LVP : Ce nouvel album s’appelle Asphodels, en référence aux fleurs très présentes dans la Grèce antique. Une fleur qui entourait le palais des Dieux de l’Enfer. Pourtant, cette fleur, elle possède un pouvoir symbolique : celui de résister au feu. Elle symbolise d’ailleurs la résurrection, toujours selon la légende. Au plus on écoute cet album, au plus on a l’impression que tes mots résonnent de manière plus apaisée qu’avant, comme un renouveau.

Finn : Les morceaux qui composent l’album me procurent des sensations et des émotions que je n’ai jamais ressenti sur mes précédents. Je pense qu’il y a une certaine part de confiance silencieuse qui commence à s’installer. Après des années passées à me demander ce que j’étais en train de faire (rires), je ressens clairement une sorte de paix avec mon écriture. Peut-être que ça s’étend au reste finalement. Évidemment, ça ne m’empêche pas de parfois douter, mais beaucoup moins qu’avant. Et j’ai plus de patience aussi. Aujourd’hui, j’ai une fille et ça a surement dû aider. Elle m’apporte ce besoin toujours plus fort de stabilité que je cherche.
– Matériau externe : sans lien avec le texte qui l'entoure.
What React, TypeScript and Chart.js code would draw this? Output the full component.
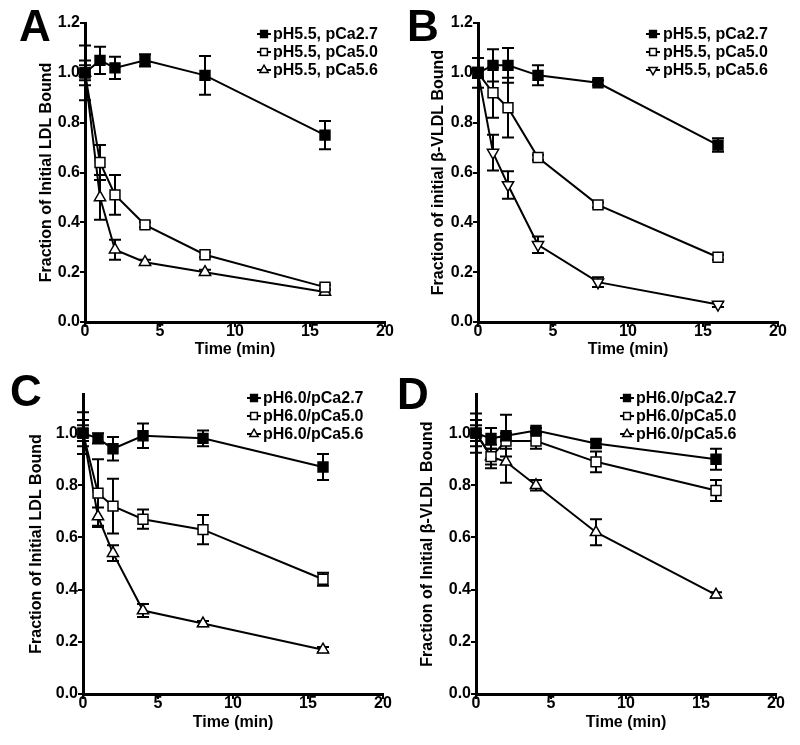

Pour elle et pour ma compagne.

LVP : L’album termine sur ce très beau morceau A Land Beyond où tu dis qu’il y aura toujours un refuge derrière la montagne. C’était important pour toi de finir cet album comme ça, sur une lueur d’espoir ?

Finn : Oui, vraiment. Je ne sais pas trop d’où me vient ce morceau d’ailleurs. Il est tombé à pic. Je pense que c’était vraiment la meilleure conclusion pour cet album.

LVP : Est-ce qu’on peut dire que cet album nous aide à encore plus célébrer la vie ?

Finn : En tous cas, j’espère que ça puisse avoir cet effet sur au moins une personne ! Il y a pas mal de choses sur cet album malgré sa simplicité. Il porte en lui beaucoup d’émotions différentes. J’espère toujours qu’il y aura un morceau qui touchera quelqu’un·e au point de l’aider à comprendre certaines choses de sa vie. Un petit quelque chose qui ajoutera un peu de lumière dans sa journée.